Es muy difícil escribir desde la tristeza, desde la ausencia definitiva de un amigo, Juan Antonio Samaranch, que tuvo hacia mí tantos gestos de generosidad inolvidables. La historia nos enseña que no hay nada más grande en el ser humano que el valor y la firmeza para actuar de acuerdo con nuestras más profundas convicciones, como él hizo a lo largo de su vida. Con el mismo sentimiento de admiración y cariño que él sentía por Asturias, por los asturianos y por nuestra historia, quiero yo hoy recordarle en estas horas de triste despedida, para guardar en la memoria también mi admiración hacia él, mi profundo respeto y mi gratitud.

Juan Antonio Samaranch dedicó su vida -una vida, por otra parte, plena, en la que lo eterno ha triunfado sobre lo efímero- a la noble tarea de mejorar la vida de la juventud a través del deporte, que era para él una verdadera escuela para la disciplina, el sacrificio y el trabajo en equipo; una escuela en la que se debía aprender a competir con nobleza, alentando la paz y la concordia entre los pueblos.

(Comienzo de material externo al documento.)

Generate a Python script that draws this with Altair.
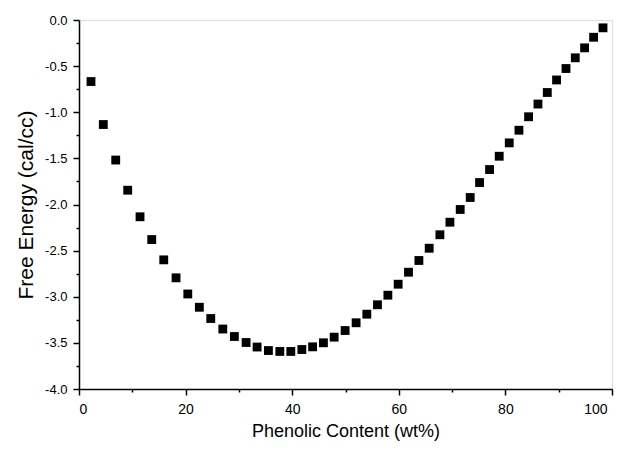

Y dedicó asimismo todos sus esfuerzos a engrandecer a España con su labor como presidente del Comité Olímpico Internacional. Sé que tenía un especial temor a dejar un solo día sin aprovechar y este sentimiento era en él un deber irrenunciable que ha justificado su paso por la vida. Era, al mismo tiempo, una persona sencilla y austera, consecuente con su vocación y su amor por el deporte, que todos los días, allá donde estuviese, practicaba.

Gran defensor e impulsor de los premios «Príncipe de Asturias», nunca olvidaré el primer día que fui a recibirlo al aeropuerto, al que llegó en un pequeño avión del COI con los aros olímpicos en el fuselaje. En aquel mismo momento nació una amistad que él me entregó y que ha perdurado hasta hoy y que está llena de momentos especiales, como los que vivimos cuando se le concedió el premio «Príncipe de Asturias» de los Deportes, en 1988. O cuando, cada año, venía a las reuniones del jurado y acudía a la ceremonia de entrega de nuestros galardones. Siempre me preguntaba, con especial curiosidad, por Asturias, por su situación general, por sus problemas. Y siempre, mirando desde la ventanilla del coche el paisaje, camino del hotel de la Reconquista, repetía: «¡Qué bonita es Asturias!». Esta frase, muy sentida, tenía tanto más valor cuanto que la decía una persona que había recorrido varias veces el mundo.

Si, como escribió Bergman, envejecer es como escalar una montaña y mientras se sube las fuerzas disminuyen, pero la mirada es más libre y la vista más amplia y serena, Juan Antonio lo ha hecho con toda dignidad y con muchas ilusiones, que son las que llenan de felicidad nuestras vidas.

Por todo ello, ha sido un privilegio conocerle, disfrutar de su amistad y de su leal consejo. Al recordarle, tras tantas horas a su lado y todas las enseñanzas que me transmitió, me viene a la mente aquella frase que Don Quijote le dijo a Sancho: «Todos los contentos de esta vida pasan como sombra y sueño».